Up until the 1940s, Marrakech boasted Morocco’s largest Jewish population, estimated at around 25,000. This number was greatly depleted by a mass exodus between 1948 and 1967, mostly to France, the United States, and the newly founded state of Israel. Today, most of the inhabitants of the Mellah are Muslims, with the Jewish population reduced to under 200. At the national level, Morocco’s Jewish population stands at around 3,000, compared to some quarter of a million in the late 1940s. Casablanca is the city with the largest Jewish population.
Morocco is one of the few Arab-majority countries that still has a noticeable Jewish population.
Despite this enormous reduction in numbers, Morocco is one of the few Arab-majority countries that still has a noticeable Jewish population. Many among the Jewish-Moroccan diaspora have fond memories of peaceful coexistence, as captured in Kamal Hachkar’s superb film Tinghir-Jerusalem.
Similar stories of tolerance are captured at the Slat El-Azama Synagogue in Marrakech, where one exhibition details the efforts of King Mohammed V (grandfather of the current monarch) to oppose antisemitism in Morocco. The former king made frequent references to the rich history of Jewry in the country.
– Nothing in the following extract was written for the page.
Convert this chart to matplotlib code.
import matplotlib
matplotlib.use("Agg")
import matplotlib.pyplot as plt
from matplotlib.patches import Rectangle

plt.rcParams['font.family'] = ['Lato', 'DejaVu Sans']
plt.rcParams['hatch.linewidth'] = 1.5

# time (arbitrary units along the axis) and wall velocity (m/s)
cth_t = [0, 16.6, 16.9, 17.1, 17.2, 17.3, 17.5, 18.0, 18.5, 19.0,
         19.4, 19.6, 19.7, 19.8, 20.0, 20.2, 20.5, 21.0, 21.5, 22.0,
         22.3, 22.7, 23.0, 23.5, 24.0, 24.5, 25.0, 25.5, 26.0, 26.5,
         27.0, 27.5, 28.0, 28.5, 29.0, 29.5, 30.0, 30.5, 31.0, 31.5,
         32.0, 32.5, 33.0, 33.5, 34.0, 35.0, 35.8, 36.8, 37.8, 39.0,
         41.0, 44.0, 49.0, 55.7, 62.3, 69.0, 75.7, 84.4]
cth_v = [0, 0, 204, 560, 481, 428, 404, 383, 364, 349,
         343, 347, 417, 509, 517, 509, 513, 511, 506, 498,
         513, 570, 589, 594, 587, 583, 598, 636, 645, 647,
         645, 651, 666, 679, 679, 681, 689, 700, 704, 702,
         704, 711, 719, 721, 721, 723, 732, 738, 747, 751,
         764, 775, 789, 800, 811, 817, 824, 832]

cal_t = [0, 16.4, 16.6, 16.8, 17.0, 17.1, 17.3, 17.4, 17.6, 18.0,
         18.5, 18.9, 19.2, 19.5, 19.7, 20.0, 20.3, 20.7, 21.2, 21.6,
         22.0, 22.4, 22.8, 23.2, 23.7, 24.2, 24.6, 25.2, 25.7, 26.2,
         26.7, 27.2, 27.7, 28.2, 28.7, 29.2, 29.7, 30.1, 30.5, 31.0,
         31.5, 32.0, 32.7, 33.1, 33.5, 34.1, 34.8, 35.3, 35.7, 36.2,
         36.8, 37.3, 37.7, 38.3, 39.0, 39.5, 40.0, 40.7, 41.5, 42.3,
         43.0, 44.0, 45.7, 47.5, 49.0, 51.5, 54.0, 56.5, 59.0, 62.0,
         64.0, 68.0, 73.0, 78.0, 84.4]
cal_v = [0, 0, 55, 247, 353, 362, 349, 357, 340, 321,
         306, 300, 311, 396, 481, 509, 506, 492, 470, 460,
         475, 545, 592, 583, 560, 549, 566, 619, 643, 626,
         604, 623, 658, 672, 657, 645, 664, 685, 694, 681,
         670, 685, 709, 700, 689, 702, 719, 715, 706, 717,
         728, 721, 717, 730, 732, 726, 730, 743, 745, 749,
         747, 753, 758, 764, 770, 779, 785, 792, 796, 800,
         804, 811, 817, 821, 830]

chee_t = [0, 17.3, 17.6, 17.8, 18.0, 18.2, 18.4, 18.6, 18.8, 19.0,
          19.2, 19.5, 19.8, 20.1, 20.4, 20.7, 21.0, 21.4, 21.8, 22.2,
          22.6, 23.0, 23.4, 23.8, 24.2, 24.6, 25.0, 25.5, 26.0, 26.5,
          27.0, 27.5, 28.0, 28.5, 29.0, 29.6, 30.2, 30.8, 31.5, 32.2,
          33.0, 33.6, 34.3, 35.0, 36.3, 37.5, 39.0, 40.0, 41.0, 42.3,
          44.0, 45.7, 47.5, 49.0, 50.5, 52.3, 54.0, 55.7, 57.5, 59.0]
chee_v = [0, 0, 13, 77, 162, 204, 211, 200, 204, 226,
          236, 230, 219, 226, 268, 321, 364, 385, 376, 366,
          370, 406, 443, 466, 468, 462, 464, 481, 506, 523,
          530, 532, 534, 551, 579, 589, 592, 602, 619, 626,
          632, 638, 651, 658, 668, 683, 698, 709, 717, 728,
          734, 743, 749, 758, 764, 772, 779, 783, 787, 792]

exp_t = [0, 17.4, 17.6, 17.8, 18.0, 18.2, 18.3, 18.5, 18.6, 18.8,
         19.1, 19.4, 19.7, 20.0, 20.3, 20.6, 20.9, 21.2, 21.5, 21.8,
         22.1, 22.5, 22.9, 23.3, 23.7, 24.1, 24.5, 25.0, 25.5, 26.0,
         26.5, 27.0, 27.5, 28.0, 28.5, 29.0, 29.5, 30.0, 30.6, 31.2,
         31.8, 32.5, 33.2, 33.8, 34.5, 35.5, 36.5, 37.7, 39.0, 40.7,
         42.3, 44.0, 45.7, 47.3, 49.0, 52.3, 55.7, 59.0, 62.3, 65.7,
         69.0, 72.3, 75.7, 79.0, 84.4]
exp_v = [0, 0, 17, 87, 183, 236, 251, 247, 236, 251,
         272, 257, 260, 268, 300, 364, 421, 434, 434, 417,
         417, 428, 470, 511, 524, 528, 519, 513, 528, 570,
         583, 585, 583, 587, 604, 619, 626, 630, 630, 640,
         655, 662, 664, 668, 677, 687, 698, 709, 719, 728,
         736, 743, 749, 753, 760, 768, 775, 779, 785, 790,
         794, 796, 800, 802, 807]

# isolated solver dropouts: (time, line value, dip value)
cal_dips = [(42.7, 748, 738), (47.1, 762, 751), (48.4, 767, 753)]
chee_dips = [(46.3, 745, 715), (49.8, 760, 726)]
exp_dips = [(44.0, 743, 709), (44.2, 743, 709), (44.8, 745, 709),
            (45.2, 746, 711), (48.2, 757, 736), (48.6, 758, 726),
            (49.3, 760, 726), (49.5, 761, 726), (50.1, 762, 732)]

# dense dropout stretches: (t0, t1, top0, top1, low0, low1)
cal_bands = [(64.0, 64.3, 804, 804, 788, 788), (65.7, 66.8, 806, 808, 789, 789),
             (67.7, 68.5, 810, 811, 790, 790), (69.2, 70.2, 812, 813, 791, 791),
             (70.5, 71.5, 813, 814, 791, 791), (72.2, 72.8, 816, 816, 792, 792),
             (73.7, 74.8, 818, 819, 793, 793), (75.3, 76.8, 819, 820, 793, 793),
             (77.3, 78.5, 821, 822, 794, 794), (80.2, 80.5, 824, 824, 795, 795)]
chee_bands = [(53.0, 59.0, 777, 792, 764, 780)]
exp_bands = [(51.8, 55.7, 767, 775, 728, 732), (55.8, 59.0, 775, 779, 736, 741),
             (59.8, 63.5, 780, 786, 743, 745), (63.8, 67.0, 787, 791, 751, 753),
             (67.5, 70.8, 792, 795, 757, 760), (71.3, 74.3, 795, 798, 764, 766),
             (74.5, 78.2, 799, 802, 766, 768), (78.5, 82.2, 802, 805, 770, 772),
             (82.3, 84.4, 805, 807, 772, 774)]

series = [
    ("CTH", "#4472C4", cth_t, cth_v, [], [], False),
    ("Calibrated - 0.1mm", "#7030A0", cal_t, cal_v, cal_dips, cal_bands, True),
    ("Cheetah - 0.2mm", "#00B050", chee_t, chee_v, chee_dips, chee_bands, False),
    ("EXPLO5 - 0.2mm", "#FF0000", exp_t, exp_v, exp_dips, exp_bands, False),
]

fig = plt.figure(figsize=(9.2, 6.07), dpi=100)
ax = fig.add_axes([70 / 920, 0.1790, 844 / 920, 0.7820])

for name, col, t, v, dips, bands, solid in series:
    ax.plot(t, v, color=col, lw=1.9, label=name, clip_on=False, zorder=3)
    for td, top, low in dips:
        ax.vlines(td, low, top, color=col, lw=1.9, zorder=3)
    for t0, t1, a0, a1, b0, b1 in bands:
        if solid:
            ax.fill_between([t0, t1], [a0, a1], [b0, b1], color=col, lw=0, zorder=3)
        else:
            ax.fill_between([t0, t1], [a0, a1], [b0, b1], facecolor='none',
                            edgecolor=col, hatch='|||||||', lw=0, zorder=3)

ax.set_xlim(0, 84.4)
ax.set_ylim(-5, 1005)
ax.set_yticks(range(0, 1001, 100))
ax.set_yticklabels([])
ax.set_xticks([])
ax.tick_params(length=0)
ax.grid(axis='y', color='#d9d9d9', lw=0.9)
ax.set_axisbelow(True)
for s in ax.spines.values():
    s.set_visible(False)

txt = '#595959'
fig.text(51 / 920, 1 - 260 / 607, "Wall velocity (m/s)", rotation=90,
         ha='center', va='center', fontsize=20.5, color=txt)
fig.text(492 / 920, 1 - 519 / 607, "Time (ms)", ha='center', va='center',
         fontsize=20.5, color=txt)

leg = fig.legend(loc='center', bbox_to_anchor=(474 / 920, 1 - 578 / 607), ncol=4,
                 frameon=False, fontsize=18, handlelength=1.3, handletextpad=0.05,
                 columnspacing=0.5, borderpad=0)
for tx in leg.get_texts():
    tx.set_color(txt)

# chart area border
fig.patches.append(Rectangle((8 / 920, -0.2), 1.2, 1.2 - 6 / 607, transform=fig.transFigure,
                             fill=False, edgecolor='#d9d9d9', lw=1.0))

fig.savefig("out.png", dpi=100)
While Morocco fairs better than many neighboring states in this regard, the country has not always lived up to the standards set by Mohammed V. Only this month, a holocaust memorial in Marrakech was removed under somewhat mysterious circumstances. Yet, by comparable standards, a visit to the restored Mellah of Marrakech fills one with far more optimism that pessimism.
Throughout the intervening years since the mass-emigration of Jews during the 1950s and 60s, there has been a concerted civil society effort throughout Morocco to erase the legacy of French rule. As a result, many streets and buildings have reverted back to their Arabic names. Following suit, campaigners in the Jewish community have tirelessly fought for the same privilege, with the restoration of the Mellah serving as a key example of this.
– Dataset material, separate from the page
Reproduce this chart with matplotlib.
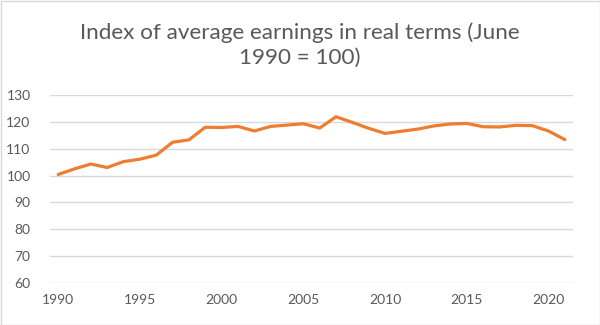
import matplotlib
matplotlib.use("Agg")
import matplotlib.pyplot as plt
from matplotlib.patches import Rectangle

# data
years = list(range(1990, 2022))
index_values = [100.4, 102.5, 104.3, 103.0, 105.2, 106.1, 107.6, 112.4, 113.3, 118.0,
                117.9, 118.3, 116.6, 118.3, 118.8, 119.3, 117.7, 121.9, 119.8, 117.6,
                115.7, 116.5, 117.3, 118.5, 119.2, 119.4, 118.2, 118.1, 118.7, 118.6,
                116.6, 113.4]
y_ticks = [60, 70, 80, 90, 100, 110, 120, 130]
x_ticks = [1990, 1995, 2000, 2005, 2010, 2015, 2020]
title = "Index of average earnings in real terms (June\n1990 = 100)"

plt.rcParams['font.family'] = ['Lato', 'DejaVu Sans']
grey = "#595959"

fig = plt.figure(figsize=(6, 3.25), dpi=100)
ax = fig.add_axes([50/600, 1-283/325, 523/600, 188/325])

ax.plot(years, index_values, color="#ED7D31", lw=2.3, solid_capstyle="round",
        solid_joinstyle="round", zorder=3)

ax.set_xlim(1989.5, 2021.5)
ax.set_ylim(60, 130)
ax.set_yticks(y_ticks)
ax.set_xticks(x_ticks)
ax.grid(axis="y", color="#d9d9d9", lw=1)
ax.tick_params(length=0, labelsize=10, labelcolor=grey)
ax.tick_params(axis="y", pad=14)
ax.tick_params(axis="x", pad=8)
for s in ax.spines.values():
    s.set_visible(False)

fig.text(0.5, 1-45/325, title, ha="center", va="center", fontsize=16.2,
         color=grey, linespacing=1.3)

fig.patches.append(Rectangle((0.5/600, 0.5/325), 599/600, 324/325, transform=fig.transFigure,
                             fill=False, edgecolor="#d9d9d9", lw=1))

fig.savefig("out.png", dpi=100)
Foremost among Jewish campaigners in Morocco is Jacky Kadoch, president of Marrakech’s Jewish community. It is as a result of the work of Kadoch and the wider community he represents that the Moroccan government has begun to treat the preservation and renaming of historic Jewish sites as a priority.
“Almost everybody in the neighborhood is very happy about it, the non-Jews as well. These are the names they grew up with,” said Kadoch.
“Don’t hesitate to tell me the things you need for your community. I am here to serve my people; no difference if they are Muslims or Jews, they are all my people.”
Kadoch had campaigned on the issue of changing the names in the Mellah for several years, with little success. It was only in 2017, when King Mohammed VI toured the Jewish quarter, that the breakthrough came. According to Kadoch, the King told him—somewhat channeling his grandfather: “Don’t hesitate to tell me the things you need for your community. I am here to serve my people; no difference if they are Muslims or Jews, they are all my people.”
While there is a whiff of hyperbole to this statement, the efforts of successive Moroccan governments to safeguard Jewish culture are to be commended. The Mellah in Marrakech stands as a monument to the tolerance and coexistence that are possible if those in power believe in it.